== DATA LINES ==
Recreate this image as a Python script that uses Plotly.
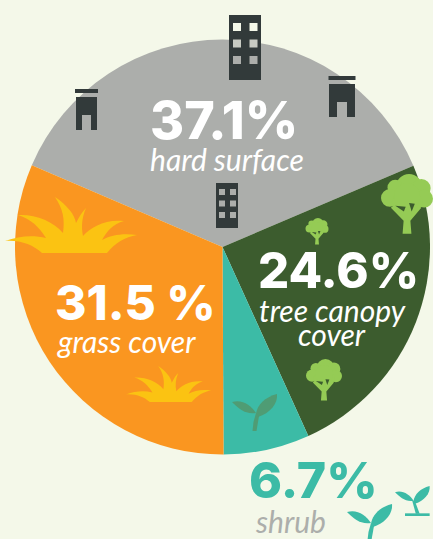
import plotly.graph_objects as go

WIDTH, HEIGHT = 433, 539

categories = ["hard surface", "tree canopy cover", "shrub", "grass cover"]
shares = [37.1, 24.6, 6.7, 31.5]
slice_colors = ["#ACAEAB", "#3C5C2E", "#3CBBA6", "#FA9620"]

BACKGROUND = "#F4F8E9"
DARK = "#323A3A"
LEAF = "#95CB55"
CANOPY_SLICE = "#3C5C2E"
GOLD = "#FBC312"
TEAL = "#3CBBA6"
SPROUT_DIM = "#4F9C74"

CENTER = (222.5, 247.0)
RADIUS = 207.5


def px(x):
    return x / WIDTH


def py(y):
    return 1 - y / HEIGHT


def to_path(commands):
    """Build an SVG path in paper units from pixel-based (cmd, x, y, ...) tuples."""
    parts = []
    for cmd in commands:
        if cmd[0] == "Z":
            parts.append("Z")
            continue
        nums = cmd[1:]
        coords = []
        for i in range(0, len(nums), 2):
            coords.append(f"{px(nums[i]):.5f},{py(nums[i + 1]):.5f}")
        parts.append(cmd[0] + " ".join(coords))
    return " ".join(parts)


shapes = []


def fill_shape(commands, color):
    shapes.append(dict(type="path", xref="paper", yref="paper", path=to_path(commands),
                       fillcolor=color, line=dict(width=0), layer="above"))


def rect(x0, y0, x1, y1, color):
    shapes.append(dict(type="rect", xref="paper", yref="paper", x0=px(x0), x1=px(x1),
                       y0=py(y1), y1=py(y0), fillcolor=color, line=dict(width=0), layer="above"))


def tower(x0, y0, w, h, cols, rows, win, first_y, step_x, step_y, inset, pane):
    rect(x0, y0, x0 + w, y0 + h, DARK)
    for r in range(rows):
        for c in range(cols):
            wx = x0 + inset + c * step_x
            wy = y0 + first_y + r * step_y
            color = pane[r] if isinstance(pane, list) else pane
            rect(wx, wy, wx + win, wy + win, color)


def shelter(x0, y0, w, h, roof_over, door_w, door_h):
    # flat-roofed building with a notch for the doorway
    rect(x0 - roof_over, y0 - 8, x0 + w + roof_over, y0 - 4, DARK)
    door_x = x0 + (w - door_w) / 2
    fill_shape([("M", x0, y0), ("L", x0 + w, y0), ("L", x0 + w, y0 + h),
                ("L", door_x + door_w, y0 + h), ("L", door_x + door_w, y0 + h - door_h),
                ("L", door_x, y0 + h - door_h), ("L", door_x, y0 + h), ("L", x0, y0 + h), ("Z",)], DARK)


def tree(cx, top, s):
    """Lobed canopy on a forked trunk; s is the canopy half-width in pixels."""
    for x, y, r in [(0.08, 0.5, 0.5), (-0.45, 0.52, 0.3), (0.55, 0.55, 0.36),
                    (-0.66, 0.92, 0.34), (0.66, 0.95, 0.34), (-0.28, 1.08, 0.3),
                    (0.3, 1.08, 0.3), (0, 0.85, 0.5)]:
        shapes.append(dict(type="circle", xref="paper", yref="paper",
                           x0=px(cx + (x - r) * s), x1=px(cx + (x + r) * s),
                           y0=py(top + (y + r) * s), y1=py(top + (y - r) * s),
                           fillcolor=LEAF, line=dict(width=0), layer="above"))
    # forked trunk, flaring slightly at the ground
    fill_shape([("M", cx - 0.17 * s, top + 2.3 * s), ("L", cx + 0.17 * s, top + 2.3 * s),
                ("L", cx + 0.13 * s, top + 1.8 * s), ("L", cx + 0.55 * s, top + 1.3 * s),
                ("L", cx + 0.42 * s, top + 1.2 * s), ("L", cx - 0.5 * s, top + 1.2 * s),
                ("L", cx - 0.62 * s, top + 1.3 * s), ("L", cx - 0.13 * s, top + 1.8 * s), ("Z",)], LEAF)
    # dark wedges between the branches
    fill_shape([("M", cx - 0.45 * s, top + 1.22 * s), ("L", cx - 0.05 * s, top + 1.26 * s),
                ("L", cx - 0.12 * s, top + 1.44 * s), ("Z",)], CANOPY_SLICE)
    fill_shape([("M", cx + 0.08 * s, top + 1.12 * s), ("L", cx + 0.3 * s, top + 1.14 * s),
                ("L", cx + 0.18 * s, top + 1.44 * s), ("Z",)], CANOPY_SLICE)


def grass(x0, y0, s, color=GOLD):
    """Tuft of curved blades; coordinates are offsets from (x0, y0) scaled by s."""
    def p(dx, dy):
        return (x0 + dx * s, y0 + dy * s)
    fill_shape([
        ("M", *p(37, 56)),
        ("C", *p(28, 48), *p(16, 43), *p(0, 44)),
        ("C", *p(14, 39), *p(28, 38), *p(41, 41)),
        ("C", *p(34, 30), *p(26, 22), *p(13, 18)),
        ("C", *p(30, 17), *p(48, 24), *p(58, 36)),
        ("C", *p(60, 22), *p(58, 12), *p(50, 0)),
        ("C", *p(62, 8), *p(70, 18), *p(71, 26)),
        ("C", *p(74, 20), *p(77, 15), *p(81, 11)),
        ("C", *p(77, 20), *p(76, 30), *p(78, 39)),
        ("C", *p(86, 30), *p(100, 22), *p(119, 24)),
        ("C", *p(108, 27), *p(102, 34), *p(97, 43)),
        ("C", *p(106, 38), *p(118, 36), *p(132, 38)),
        ("C", *p(120, 40), *p(110, 46), *p(102, 56)),
        ("Z",),
    ], color)


def sprout(x0, y0, s, color, stem_bottom=37, ground=False):
    """Two-leaf seedling; coordinates are offsets from (x0, y0) scaled by s."""
    def p(dx, dy):
        return (x0 + dx * s, y0 + dy * s)
    fill_shape([("M", *p(24, 19)),
                ("C", *p(19, 11), *p(10, 5), *p(0, 8)),
                ("C", *p(6, 14), *p(14, 21), *p(24, 19)), ("Z",)], color)
    fill_shape([("M", *p(24, 20)),
                ("C", *p(25, 11), *p(33, 3), *p(45, 0)),
                ("C", *p(46, 10), *p(38, 19), *p(26, 23)), ("Z",)], color)
    if ground:
        fill_shape([("M", *p(22, 18)), ("L", *p(26, 20)), ("L", *p(32, 36)),
                    ("L", *p(27, 36)), ("Z",)], color)
        fill_shape([("M", *p(13, 35.5)), ("L", *p(45, 35.5)), ("L", *p(45, 39)),
                    ("L", *p(13, 39)), ("Z",)], color)
    else:
        fill_shape([("M", *p(20.5, stem_bottom)), ("L", *p(24.5, stem_bottom)),
                    ("L", *p(27, 22)), ("L", *p(24, 19)), ("L", *p(21.5, 28)), ("Z",)], color)


# Tall building straddling the rim, with panes that pick up what sits behind them
tower(229, 15, 32, 65, 2, 3, 8, 8, 16.5, 16.5, 4,
      [BACKGROUND, "#C8CBC3", "#ACAEAB"])
# Small building at the base of the grey slice
tower(216, 183, 22, 45, 2, 3, 6, 6, 11, 11.5, 3, "#ACAEAB")
# Low buildings along the rim
shelter(76, 97, 21, 33, 1, 9, 15)
shelter(329, 84, 26, 33, 0.5, 10, 15)

# Trees on the dark green slice
tree(407, 174, 26)
tree(317, 218, 11.5)
tree(324, 359, 18)

# Grass tufts on the orange slice
grass(5, 197, 1.0)
grass(126, 366, 0.645)

# Seedlings
sprout(232, 394, 1.0, SPROUT_DIM)
sprout(347, 504, 1.0, TEAL, stem_bottom=36)
sprout(395, 486, 0.77, TEAL, ground=True)

CAPTION_SIZE = 30
texts = [
    (224, 120, "37.1%", 52, "#FFFFFF", False),
    (227, 159, "hard surface", CAPTION_SIZE, "#FFFFFF", True),
    (338, 270, "24.6%", 49, "#FFFFFF", False),
    (332, 310, "tree canopy", CAPTION_SIZE, "#FFFFFF", True),
    (332, 334, "cover", CAPTION_SIZE, "#FFFFFF", True),
    (135, 302, "31.5 %", 48, "#FFFFFF", False),
    (126, 341, "grass cover", CAPTION_SIZE, "#FFFFFF", True),
    (313, 480, "6.7%", 50, TEAL, False),
    (290, 521, "shrub", CAPTION_SIZE, "#ACAEAB", True),
]

annotations = [
    dict(x=px(x), y=py(y), xref="paper", yref="paper", text=t,
         showarrow=False, xanchor="center", yanchor="middle",
         font=dict(family="Lato" if italic else "Inter", size=size, color=color,
                   style="italic" if italic else "normal",
                   weight=400 if italic else 800))
    for x, y, t, size, color, italic in texts
]

fig = go.Figure(go.Pie(
    labels=categories,
    values=shares,
    marker=dict(colors=slice_colors, line=dict(width=0)),
    sort=False,
    direction="clockwise",
    rotation=-66.78,
    textinfo="none",
    hoverinfo="label+percent",
    showlegend=False,
    domain=dict(x=[px(CENTER[0] - RADIUS), px(CENTER[0] + RADIUS)],
                y=[py(CENTER[1] + RADIUS), py(CENTER[1] - RADIUS)]),
))

fig.update_layout(
    width=WIDTH,
    height=HEIGHT,
    margin=dict(l=0, r=0, t=0, b=0),
    paper_bgcolor=BACKGROUND,
    plot_bgcolor=BACKGROUND,
    shapes=shapes,
    annotations=annotations,
)

fig.write_html("out.html", config=dict(displayModeBar=False))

== SET TASK ==
Reproduce the material above exactly, first line through the line that contains "rect(wx, wy, wx", minus the pictures.

== TASK RESPONSE ==
Recreate this image as a Python script that uses Plotly.
import plotly.graph_objects as go

WIDTH, HEIGHT = 433, 539

categories = ["hard surface", "tree canopy cover", "shrub", "grass cover"]
shares = [37.1, 24.6, 6.7, 31.5]
slice_colors = ["#ACAEAB", "#3C5C2E", "#3CBBA6", "#FA9620"]

BACKGROUND = "#F4F8E9"
DARK = "#323A3A"
LEAF = "#95CB55"
CANOPY_SLICE = "#3C5C2E"
GOLD = "#FBC312"
TEAL = "#3CBBA6"
SPROUT_DIM = "#4F9C74"

CENTER = (222.5, 247.0)
RADIUS = 207.5


def px(x):
    return x / WIDTH


def py(y):
    return 1 - y / HEIGHT


def to_path(commands):
    """Build an SVG path in paper units from pixel-based (cmd, x, y, ...) tuples."""
    parts = []
    for cmd in commands:
        if cmd[0] == "Z":
            parts.append("Z")
            continue
        nums = cmd[1:]
        coords = []
        for i in range(0, len(nums), 2):
            coords.append(f"{px(nums[i]):.5f},{py(nums[i + 1]):.5f}")
        parts.append(cmd[0] + " ".join(coords))
    return " ".join(parts)


shapes = []


def fill_shape(commands, color):
    shapes.append(dict(type="path", xref="paper", yref="paper", path=to_path(commands),
                       fillcolor=color, line=dict(width=0), layer="above"))


def rect(x0, y0, x1, y1, color):
    shapes.append(dict(type="rect", xref="paper", yref="paper", x0=px(x0), x1=px(x1),
                       y0=py(y1), y1=py(y0), fillcolor=color, line=dict(width=0), layer="above"))


def tower(x0, y0, w, h, cols, rows, win, first_y, step_x, step_y, inset, pane):
    rect(x0, y0, x0 + w, y0 + h, DARK)
    for r in range(rows):
        for c in range(cols):
            wx = x0 + inset + c * step_x
            wy = y0 + first_y + r * step_y
            color = pane[r] if isinstance(pane, list) else pane
            rect(wx, wy, wx + win, wy + win, color)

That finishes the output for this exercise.